Inflation rates: Trump falsely claimed the US experienced “record inflation” during the Biden administration. Trump could fairly say the US inflation rate hit a 40-year high in June 2022, when it was 9.1%, but that was not close to the all-time record of 23.7%, set in 1920. (And the rate has since plummeted. The most recent available inflation rate at the time Trump spoke here was 2.9% in December.)
From CNN’s Alicia Wallace and Daniel Dale
Tariffs: Trump said, “Instead of taxing our citizens to enrich other countries, we will tariff and tax foreign countries to enrich our citizens.” But this description of tariffs is false. Tariffs imposed by the US government are paid by US importers, not foreign countries, and it’s easy to find specific examples of companies that passed along the cost of the tariffs to US consumers. Study after study, including one from the federal government’s bipartisan US International Trade Commission, found that Americans bore almost the entire cost of Trump’s tariffs on Chinese products in his first term.
Additionally, Trump mentioned creating a new “External Revenue Service” to collect revenue from tariffs on imports, a plan he has mentioned before. Again, it is US importers, not foreign exporters, who pay tariffs on imported goods – and often pass some or all those costs to US consumers.
From CNN’s Bryan Mena and Daniel Dale
Prisons and mental institutions: Trump delivered a softer version of his standard rally claim that foreign governments are deliberately emptying prisons and mental institutions to send people to the US as migrants.
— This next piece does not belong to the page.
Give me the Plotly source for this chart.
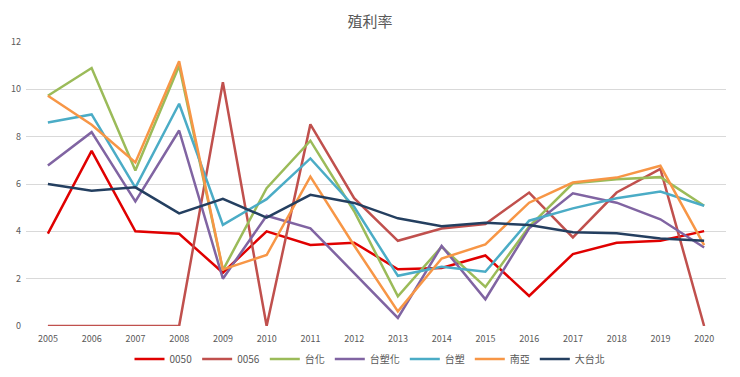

This time, he omitted the part about malicious foreign governments and claimed the Biden administration “provides sanctuary and protection for dangerous criminals, many from prisons and mental institutions, that have illegally entered our country from all over the world.”
Trump and his presidential campaign have never corroborated the claim that “many” Biden-era migrants have come from prisons or mental institutions, though it’s of course possible that some migrants spent time in such facilities. And Trump’s campaign could not substantiate his stories about foreign countries opening up such facilities for migration purposes.
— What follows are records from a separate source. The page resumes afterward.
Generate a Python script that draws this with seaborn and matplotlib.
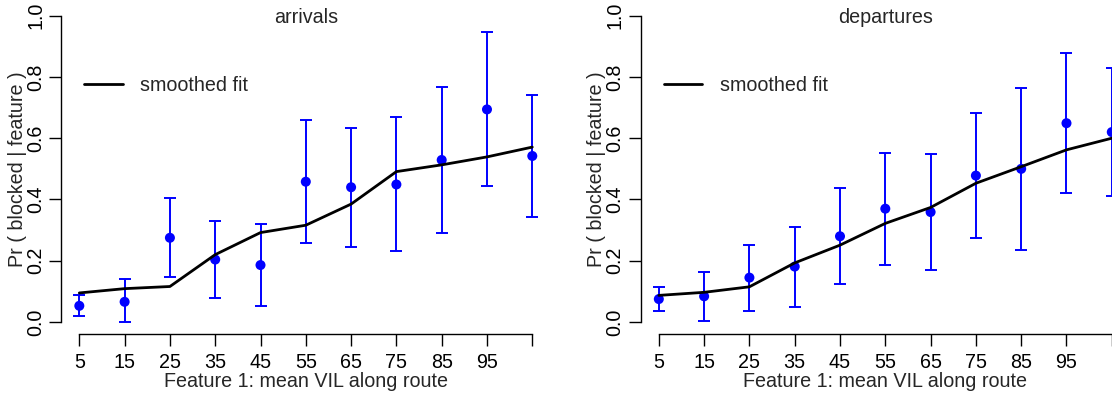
import numpy as np
import pandas as pd
import matplotlib
matplotlib.use("Agg")
import matplotlib.pyplot as plt
import seaborn as sns

# ---- data ----
vil = [5, 15, 25, 35, 45, 55, 65, 75, 85, 95, 105]
tick_labels = ["5", "15", "25", "35", "45", "55", "65", "75", "85", "95", ""]

arr_p = [0.053, 0.066, 0.275, 0.204, 0.186, 0.458, 0.440, 0.449, 0.529, 0.694, 0.542]
arr_lo = [0.020, 0.000, 0.148, 0.077, 0.051, 0.258, 0.245, 0.231, 0.292, 0.443, 0.342]
arr_hi = [0.087, 0.141, 0.404, 0.331, 0.321, 0.658, 0.634, 0.668, 0.768, 0.947, 0.741]
arr_fit = [0.095, 0.109, 0.116, 0.220, 0.292, 0.316, 0.385, 0.491, 0.513, 0.539, 0.571]

dep_p = [0.075, 0.084, 0.145, 0.181, 0.280, 0.370, 0.359, 0.478, 0.500, 0.649, 0.620]
dep_lo = [0.036, 0.003, 0.037, 0.050, 0.124, 0.186, 0.171, 0.273, 0.236, 0.421, 0.411]
dep_hi = [0.115, 0.163, 0.252, 0.311, 0.436, 0.552, 0.547, 0.682, 0.763, 0.877, 0.829]
dep_fit = [0.087, 0.097, 0.115, 0.193, 0.251, 0.322, 0.374, 0.453, 0.507, 0.562, 0.600]

titles = ["arrivals", "departures"]
xlabel = "Feature 1: mean VIL along route"
ylabel = "Pr ( blocked | feature )"
legend_label = "smoothed fit"
yticks = [0.0, 0.2, 0.4, 0.6, 0.8, 1.0]

sns.set_style("ticks")
plt.rcParams["font.family"] = ["Liberation Sans", "DejaVu Sans"]

W, H = 1112, 396
fig = plt.figure(figsize=(W / 100, H / 100), dpi=100)

FS = 14.2
panels = [
    (arr_p, arr_lo, arr_hi, arr_fit, 61.2),
    (dep_p, dep_lo, dep_hi, dep_fit, 640.7),
]
ax_w = 489.2
ax_top, ax_bot = 3.4, 334.3

for i, (p, lo, hi, fit, left_px) in enumerate(panels):
    ax = fig.add_axes([left_px / W, (H - ax_bot) / H, ax_w / W, (ax_bot - ax_top) / H])
    ax.set_facecolor("white")
    df = pd.DataFrame({"x": vil, "p": p, "lo": lo, "hi": hi, "fit": fit})
    yerr = np.array([df["p"] - df["lo"], df["hi"] - df["p"]])
    ax.errorbar(df["x"], df["p"], yerr=yerr, fmt="none", ecolor="#0000FF",
                elinewidth=1.4, capsize=4.6, capthick=1.4, zorder=2, clip_on=False)
    sns.scatterplot(data=df, x="x", y="p", ax=ax, color="#0000FF", s=52,
                    edgecolor="none", zorder=3, clip_on=False)
    sns.lineplot(data=df, x="x", y="fit", ax=ax, color="black", linewidth=2.0,
                 label=legend_label, zorder=4, clip_on=False)

    ax.set_xlim(1, 109)
    ax.set_ylim(-0.04, 1.04)
    ax.set_xticks(vil)
    ax.set_xticklabels(tick_labels, fontsize=FS)
    ax.set_yticks(yticks)
    ax.set_yticklabels([f"{v:.1f}" for v in yticks], fontsize=FS, rotation=90, va="center")
    for s in ["top", "right"]:
        ax.spines[s].set_visible(False)
    ax.spines["left"].set_bounds(0, 1)
    ax.spines["bottom"].set_bounds(5, 105)
    for s in ["left", "bottom"]:
        ax.spines[s].set_linewidth(1.0)
        ax.spines[s].set_color("black")
    ax.tick_params(axis="both", direction="out", length=8.6, width=1.0, color="black",
                   labelcolor="black")
    ax.tick_params(axis="x", pad=5)
    ax.tick_params(axis="y", pad=3)

    ax.set_xlabel(xlabel, fontsize=FS, labelpad=0)
    ax.set_ylabel(ylabel, fontsize=FS, labelpad=-0.6)
    ax.set_title(titles[i], fontsize=FS, pad=-14, y=1.0)

    ax.legend(loc="center left", bbox_to_anchor=(0.0472, 0.751), frameon=False,
              borderaxespad=0, borderpad=0, handlelength=1.95, handletextpad=0.9,
              fontsize=FS)

fig.savefig("out.png", dpi=100)
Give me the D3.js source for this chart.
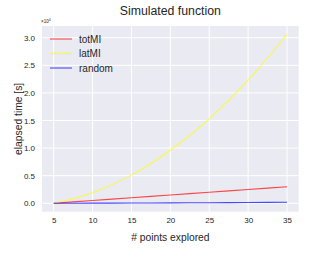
<!DOCTYPE html>
<html>
<head>
<meta charset="utf-8">
<script src="https://cdn.jsdelivr.net/npm/d3@7"></script>
<style>
  body { margin: 0; background: #fff; }
  text { font-family: "Liberation Sans", Arial, sans-serif; fill: #262626; }
</style>
</head>
<body>
<div id="chart"></div>
<script>
// values (y in units of 1e4 s)
const points = [5, 10, 15, 20, 25, 30, 35];
const totMI = [0, 0.05, 0.10, 0.15, 0.20, 0.25, 0.30];
const latMI = [0, 0.19, 0.51, 0.96, 1.53, 2.23, 3.06];
const randomRun = [0, 0.002, 0.004, 0.007, 0.010, 0.014, 0.018];
const xTicks = [5, 10, 15, 20, 25, 30, 35];
const yTicks = [0, 0.5, 1.0, 1.5, 2.0, 2.5, 3.0];

const series = [
  { name: "totMI", values: totMI, color: "#ff0000" },
  { name: "latMI", values: latMI, color: "#ffff00" },
  { name: "random", values: randomRun, color: "#0000ff" }
];

let dimensions = {
  width: 332,
  height: 259,
  margin: { top: 26, right: 33.3, bottom: 47.3, left: 42 }
};
dimensions.boundedWidth = dimensions.width - dimensions.margin.left - dimensions.margin.right;
dimensions.boundedHeight = dimensions.height - dimensions.margin.top - dimensions.margin.bottom;

const svg = d3.select("#chart").append("svg")
  .attr("width", dimensions.width)
  .attr("height", dimensions.height);

const g = svg.append("g")
  .attr("transform", `translate(${dimensions.margin.left},${dimensions.margin.top})`);

// matplotlib style 5% margins
let x = d3.scaleLinear().domain([3.5, 36.5]).range([0, dimensions.boundedWidth]);
let yMax = d3.max(latMI);
let y = d3.scaleLinear().domain([-0.05 * yMax, 1.05 * yMax]).range([dimensions.boundedHeight, 0]);

g.append("rect")
  .attr("width", dimensions.boundedWidth)
  .attr("height", dimensions.boundedHeight)
  .attr("fill", "#eaeaf2");

// grid
g.selectAll(".vgrid").data(xTicks).enter().append("line")
  .attr("x1", d => x(d)).attr("x2", d => x(d))
  .attr("y1", 0).attr("y2", dimensions.boundedHeight)
  .attr("stroke", "#fff").attr("stroke-width", 1);
g.selectAll(".hgrid").data(yTicks).enter().append("line")
  .attr("y1", d => y(d)).attr("y2", d => y(d))
  .attr("x1", 0).attr("x2", dimensions.boundedWidth)
  .attr("stroke", "#fff").attr("stroke-width", 1);

// axes (no domain line, no ticks, like seaborn darkgrid)
const xAxis = g.append("g")
  .attr("transform", `translate(0,${dimensions.boundedHeight})`)
  .call(d3.axisBottom(x).tickValues(xTicks).tickSize(0).tickPadding(6));
const yAxis = g.append("g")
  .call(d3.axisLeft(y).tickValues(yTicks).tickFormat(d3.format(".1f")).tickSize(0).tickPadding(7));
[xAxis, yAxis].forEach(a => {
  a.select(".domain").remove();
  a.selectAll("text").attr("font-size", 8).attr("fill", "#262626")
    .attr("font-family", "Liberation Sans, Arial, sans-serif");
});

// lines
let line = d3.line()
  .x((d, i) => x(points[i]))
  .y(d => y(d))
  .curve(d3.curveMonotoneX);

series.forEach(s => {
  g.append("path")
    .datum(s.values)
    .attr("d", line)
    .attr("fill", "none")
    .attr("stroke", s.color)
    .attr("stroke-opacity", 0.7)
    .attr("stroke-width", 1.1);
});

// legend
const legend = g.append("g").attr("transform", "translate(8,13)");
series.forEach((s, i) => {
  legend.append("line")
    .attr("x1", 0).attr("x2", 22)
    .attr("y1", i * 14.5).attr("y2", i * 14.5)
    .attr("stroke", s.color).attr("stroke-opacity", 0.7).attr("stroke-width", 1.1);
  legend.append("text")
    .attr("x", 29).attr("y", i * 14.5)
    .attr("dy", "0.35em")
    .attr("font-size", 10)
    .text(s.name);
});

// title, labels
svg.append("text")
  .attr("x", dimensions.margin.left + dimensions.boundedWidth / 2)
  .attr("y", 15)
  .attr("text-anchor", "middle")
  .attr("font-size", 12.3)
  .text("Simulated function");

svg.append("text")
  .attr("x", dimensions.margin.left + dimensions.boundedWidth / 2)
  .attr("y", 241)
  .attr("text-anchor", "middle")
  .attr("font-size", 10.3)
  .text("# points explored");

svg.append("text")
  .attr("transform", `translate(22,${dimensions.margin.top + dimensions.boundedHeight / 2}) rotate(-90)`)
  .attr("text-anchor", "middle")
  .attr("font-size", 10.3)
  .text("elapsed time [s]");

// offset label
const off = svg.append("text")
  .attr("x", 41)
  .attr("y", 23)
  .attr("font-size", 4.5)
  .attr("fill", "#555");
off.append("tspan").text("×10");
off.append("tspan").attr("dy", -2).attr("font-size", 3.5).text("4");
</script>
</body>
</html>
The president has sometimes tried to support his narrative by asserting the global prison population is down. But that’s incorrect. The recorded global prison population increased from October 2021 to April 2024, from about 10.77 million people to about 10.99 million people, according to the World Prison Population List compiled by experts in the United Kingdom.
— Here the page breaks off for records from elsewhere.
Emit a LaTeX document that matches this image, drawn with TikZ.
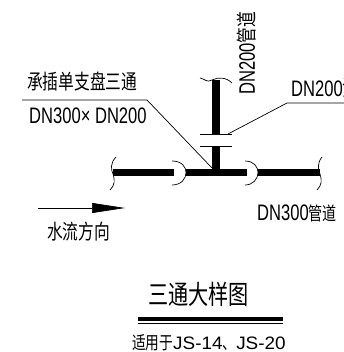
\documentclass[tikz,border=0pt]{standalone}
\usepackage{fontspec}
\setmainfont[FakeStretch=0.74]{Liberation Sans}
\newfontfamily\cjkfont[FakeStretch=0.76]{Noto Sans CJK SC}
\newfontfamily\notefont[FakeStretch=1.05]{Liberation Sans}
\usetikzlibrary{arrows.meta}
\begin{document}
\begin{tikzpicture}[x=1pt,y=-1pt,
  pipe/.style={line width=7.5pt},
  thin line/.style={line width=0.7pt},
  label/.style={inner sep=0pt,anchor=west,font=\fontsize{22.4}{22}\selectfont}
  ]
  \useasboundingbox (0,0) rectangle (344,352);

  \coordinate (main_a) at (113,172.5);
  \coordinate (main_b) at (174,172.5);
  \coordinate (main_c) at (186,172.5);
  \coordinate (main_d) at (247,172.5);
  \coordinate (main_e) at (258,172.5);
  \coordinate (main_f) at (320,172.5);
  \coordinate (branch_top) at (216,80);
  \coordinate (flange_up) at (216,134.5);
  \coordinate (flange_low) at (216,146.5);
  \coordinate (tee) at (216,172.5);

  \draw[pipe] (main_a) -- (main_b);
  \draw[pipe] (main_c) -- (main_d);
  \draw[pipe] (main_e) -- (main_f);
  \draw[pipe] (branch_top) -- (flange_up);
  \draw[pipe] (flange_low) -- (tee);

  % flanges
  \draw[thin line] (200,134.5) -- (232,134.5);
  \draw[thin line] (200,146.5) -- (232,146.5);

  % sockets
  \draw[thin line] (172,161) .. controls (182,161) and (186,167) .. (186,172.5)
    .. controls (186,179) and (181,185) .. (172,185);
  \draw[thin line] (245,161) .. controls (254,161) and (258,167) .. (258,172.5)
    .. controls (258,179) and (253,185) .. (245,185);

  % break lines
  \draw[thin line] (200,78) .. controls (205,79) and (207,83) .. (212,80)
    .. controls (218,77) and (226,77) .. (232,83);
  \draw[thin line] (116,157) .. controls (110,163) and (111,170) .. (113,174)
    .. controls (115,180) and (115,185) .. (110,190);
  \draw[thin line] (322,157) .. controls (317,163) and (318,170) .. (320,174)
    .. controls (322,180) and (322,185) .. (317,190);

  % leaders
  \coordinate (lead_a) at (22,100);
  \coordinate (lead_b) at (147,100);
  \coordinate (lead_c) at (212,168);
  \coordinate (lead_d) at (228,134);
  \coordinate (lead_e) at (287,103);
  \coordinate (lead_f) at (344,103);
  \draw[thin line] (lead_a) -- (lead_b) -- (lead_c);
  \draw[thin line] (lead_d) -- (lead_e) -- (lead_f);

  \node[label,font=\fontsize{20.7}{20}\selectfont] (tee_name) at (27,82) {\cjkfont 承插单支盘三通};
  \node[label] (tee_size) at (29,116) {DN300× DN200};
  \node[label,rotate=90] (branch_name) at (247,95) {DN200{\fontsize{20.7}{20}\selectfont\cjkfont 管道}};
  \node[label] (flange_name) at (291,88) {DN200{\cjkfont 法}};
  \node[label] (main_name) at (257,213) {DN300{\fontsize{18.5}{20}\selectfont\cjkfont 管道}};

  % flow
  \coordinate (flow_a) at (38,208);
  \coordinate (flow_b) at (125,208);
  \draw[thin line,-{Triangle[length=33pt,width=10pt]}] (flow_a) -- (flow_b);
  \node[label,font=\fontsize{20.7}{20}\selectfont] (flow_name) at (47,232) {\cjkfont 水流方向};

  % title
  \node[label,font=\fontsize{26.5}{26}\selectfont] (title) at (148,294) {\cjkfont 三通大样图};
  \coordinate (rule_a) at (138,319);
  \coordinate (rule_b) at (283,319);
  \coordinate (rule_c) at (138,323);
  \coordinate (rule_d) at (283,323);
  \draw[line width=4.5pt] (rule_a) -- (rule_b);
  \draw[thin line] (rule_c) -- (rule_d);
  \node[label,font=\fontsize{18}{18}\selectfont] (note) at (132,342.5) {{\cjkfont 适用于}\notefont JS-14{\cjkfont 、}JS-20};
\end{tikzpicture}
\end{document}
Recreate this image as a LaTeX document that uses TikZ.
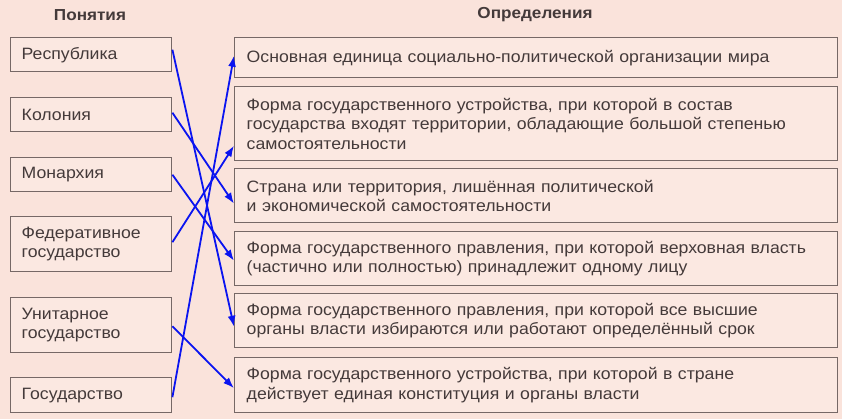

“I do a daily news search to see what’s going on in prisons around the world and have seen absolutely no evidence that any country is emptying its prisons and sending them all to the US,” Helen Fair, co-author of the prison population list and research fellow at the Institute for Crime & Justice Policy Research at Birkbeck, University of London, said in June.
From CNN’s Daniel Dale
This story was updated to include additional information.